Although obtaining Probate will always facilitate the administration of an estate and make easier the transfer of estate assets, it is not inexpensive. The cost of probating a Will can be significant. In addition to the cost of hiring a lawyer, the estate also incurs probate fees charged at the rate of $15 for every $1,000 of assets in the estate. The value of the estate must be declared on the application for Probate.

Although these fees were labeled as Court costs, the Supreme Court of Canada ruled in 1998 that they were really a form of taxation. They are now governed by the terms of the provincial Estates Administration Tax Act.

This tax is not collected unless an application is made for Probate. As a result, many people take a strong interest in arranging their affairs so that they can avoid or at least reduce the expense of Probate. Certain types of assets or ownership interests are excluded when determining the value of an estate for probate purposes because the law has recognized that these types of property pass on at death outside of the estate.

Two of the most common types of assets that pass outside of the estate and are not included in its value for probate purposes are assets such as land held in joint tenancy and life insurance policies with a named beneficiary other than the estate. The real estate passes automatically to the survivor and the life insurance, under the terms of the contract, is paid to the beneficiary. Joint bank accounts also generally pass to the surviving owner without the need for Probate.

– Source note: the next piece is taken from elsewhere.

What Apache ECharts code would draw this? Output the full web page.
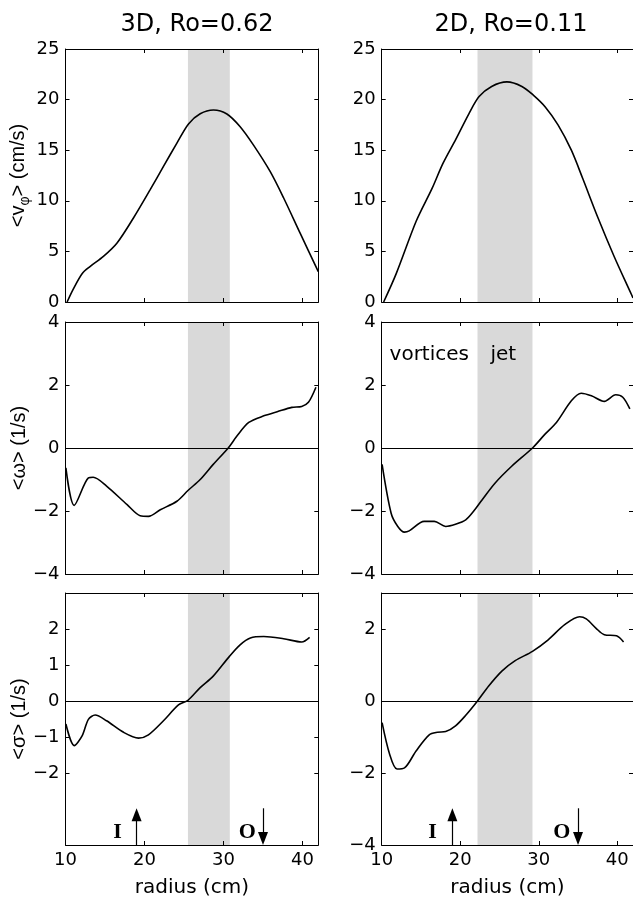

The issue of what kind of Estate Plan is best for you is one that requires a careful examination of your affairs, usually with professional assistance. Many lawyers and financial consultants specialize in helping people arrange their financial affairs to minimize both the amount of income tax and Probate tax to be paid upon death. If you are planning to make a Will, or if you are named as an Executor in someone elses Will, consulting a lawyer knowledgeable in estates could prove to be very beneficial.